Georg Graf von Wallwitz
Georg Graf von Wallwitz
Es ist immer wieder eine große Verlockung, die Geschichte aus so großer Distanz zu betrachten, bis man in ihr sieht, was man sehen will. Beliebt ist es, sie wahlweise als großen Kreislauf, als steten Fortschritt, oder als Pendelbewegung zu sehen.

Nimmt man sie als einen oszillierenden Prozess, so markiert die unter dem Namen Occupy Wall Street (OWS) laufende Bewegung vielleicht einen Wendepunkt, auch wenn sich so etwas seriös erst nach einer halben Generation beurteilen lässt.

Nehmen wir also einmal an, es habe in den vergangenen Jahrhunderten einen Pendelschwung zwischen der breiten Masse der Bevölkerung und ihren Eliten gegeben, welcher mal die eine und mal die andere dominieren lässt.
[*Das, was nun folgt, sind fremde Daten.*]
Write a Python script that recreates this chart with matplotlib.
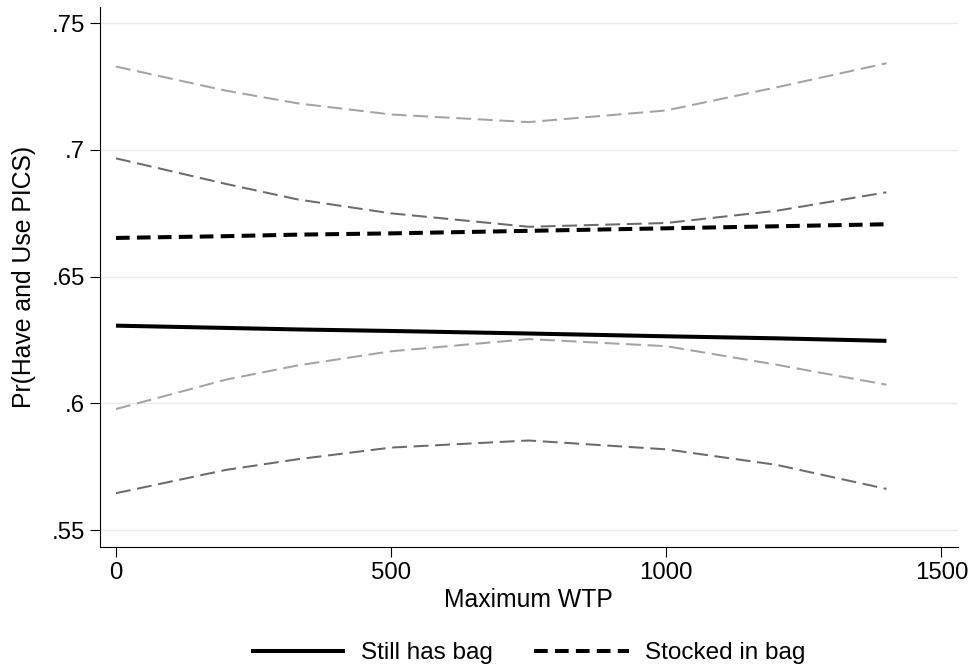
import matplotlib
matplotlib.use("Agg")
import matplotlib.pyplot as plt
from matplotlib.ticker import FuncFormatter

# values
wtp = [0, 200, 330, 500, 750, 1000, 1200, 1400]

still_mean = [0.6307, 0.6298, 0.6292, 0.6286, 0.6276, 0.6265, 0.6257, 0.6247]
still_lo   = [0.5646, 0.5738, 0.5780, 0.5826, 0.5854, 0.5819, 0.5758, 0.5663]
still_hi   = [0.6967, 0.6866, 0.6805, 0.6750, 0.6697, 0.6712, 0.6760, 0.6833]

stock_mean = [0.6653, 0.6660, 0.6666, 0.6671, 0.6681, 0.6691, 0.6699, 0.6707]
stock_lo   = [0.5978, 0.6094, 0.6150, 0.6206, 0.6254, 0.6226, 0.6153, 0.6074]
stock_hi   = [0.7329, 0.7234, 0.7184, 0.7140, 0.7110, 0.7156, 0.7247, 0.7342]

x_ticks = [0, 500, 1000, 1500]
y_ticks = [0.55, 0.60, 0.65, 0.70, 0.75]

LIGHT = "#a3a3a3"
DARK  = "#6b6b6b"
FS_TICK = 17.3
FS_TITLE = 17.8
FS_LEG = 17.5

plt.rcParams["font.family"] = ["Liberation Sans", "DejaVu Sans"]

fig = plt.figure(figsize=(9.74, 6.71), dpi=100)
ax = fig.add_axes([100 / 974, 1 - 546.7 / 671, 857.7 / 974, 539.7 / 671])

# confidence bands (dashed grey)
ci_style = dict(lw=1.45, linestyle=(0, (7.4, 3.3)), dash_capstyle="butt")
ax.plot(wtp, stock_hi, color=LIGHT, **ci_style)
ax.plot(wtp, stock_lo, color=LIGHT, **ci_style)
ax.plot(wtp, still_hi, color=DARK, **ci_style)
ax.plot(wtp, still_lo, color=DARK, **ci_style)

# predicted margins
h1, = ax.plot(wtp, still_mean, color="black", lw=2.9, solid_capstyle="butt",
              label="Still has bag")
h2, = ax.plot(wtp, stock_mean, color="black", lw=2.9, linestyle=(0, (3.4, 1.8)),
              dash_capstyle="butt", label="Stocked in bag")

ax.set_xlim(-29, 1529.5)
ax.set_ylim(0.5435, 0.7564)
ax.set_xticks(x_ticks)
ax.set_yticks(y_ticks)
ax.yaxis.set_major_formatter(FuncFormatter(lambda v, _: f"{v:g}".lstrip("0")))
ax.tick_params(axis="both", labelsize=FS_TICK, length=7, width=0.8, direction="out", pad=4)

ax.grid(axis="y", color="#eaeaea", lw=1.0)
ax.set_axisbelow(True)
for side in ("top", "right"):
    ax.spines[side].set_visible(False)
for side in ("left", "bottom"):
    ax.spines[side].set_linewidth(0.8)

ax.set_xlabel("Maximum WTP", fontsize=FS_TITLE, labelpad=3)
ax.set_ylabel("Pr(Have and Use PICS)", fontsize=FS_TITLE, labelpad=11)

fig.legend([h1, h2], ["Still has bag", "Stocked in bag"], loc="center",
           bbox_to_anchor=(528 / 974, 1 - 653 / 671), ncol=2, frameon=False,
           fontsize=FS_LEG, handlelength=3.9, handletextpad=0.65, columnspacing=1.7)

fig.savefig("out.png", dpi=100)
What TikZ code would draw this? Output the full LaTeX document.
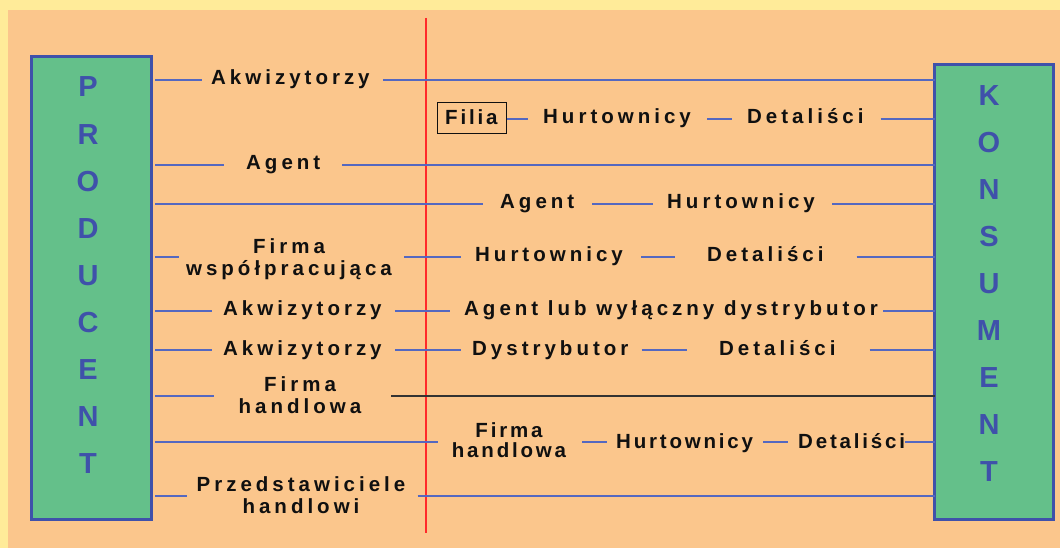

Dann ging der Schwung in den ersten 30 oder 35 Jahren nach dem Krieg zu einer immer egalitäreren Gesellschaft, die am Ende weder ihre wirtschaftliche noch ihre intellektuelle Elite zu schätzen wusste. Diese konnten sich in der auf die 1970er-Jahre folgenden Generation wieder Geltung verschaffen, wobei das Pendel, wie es immer wieder passiert, irgendwann zu weit ausgeschlagen und heute ein neues Unbehagen erzeugt hat.

Jetzt sind wir vielleicht an einem Punkt, wo der Pendelschwung wieder zurückkommt. Die finanzielle Elite hat insbesondere in den angelsächsischen Ländern ein Gewicht bekommen, das mindestens ebenso unheimlich und korrumpierend ist wie die Macht der Gewerkschaften 35 Jahre zuvor.

Es gibt gute und viele Gründe, mit den Umständen, wie sie sich im Umfeld der Finanzmärkte in den vergangenen 20 Jahren herausgebildet haben, unzufrieden zu sein. Es hat sich eine Art Insider-Kapitalismus gebildet, bei dem es einer kleinen Zahl von Akteuren gelungen ist, das System so zu nutzen und zu gestalten - durch Steuerschlupflöcher, Staatsgarantien, laxe Regulierung -, dass sie und nur sie vom Wirtschaftswachstum profitieren.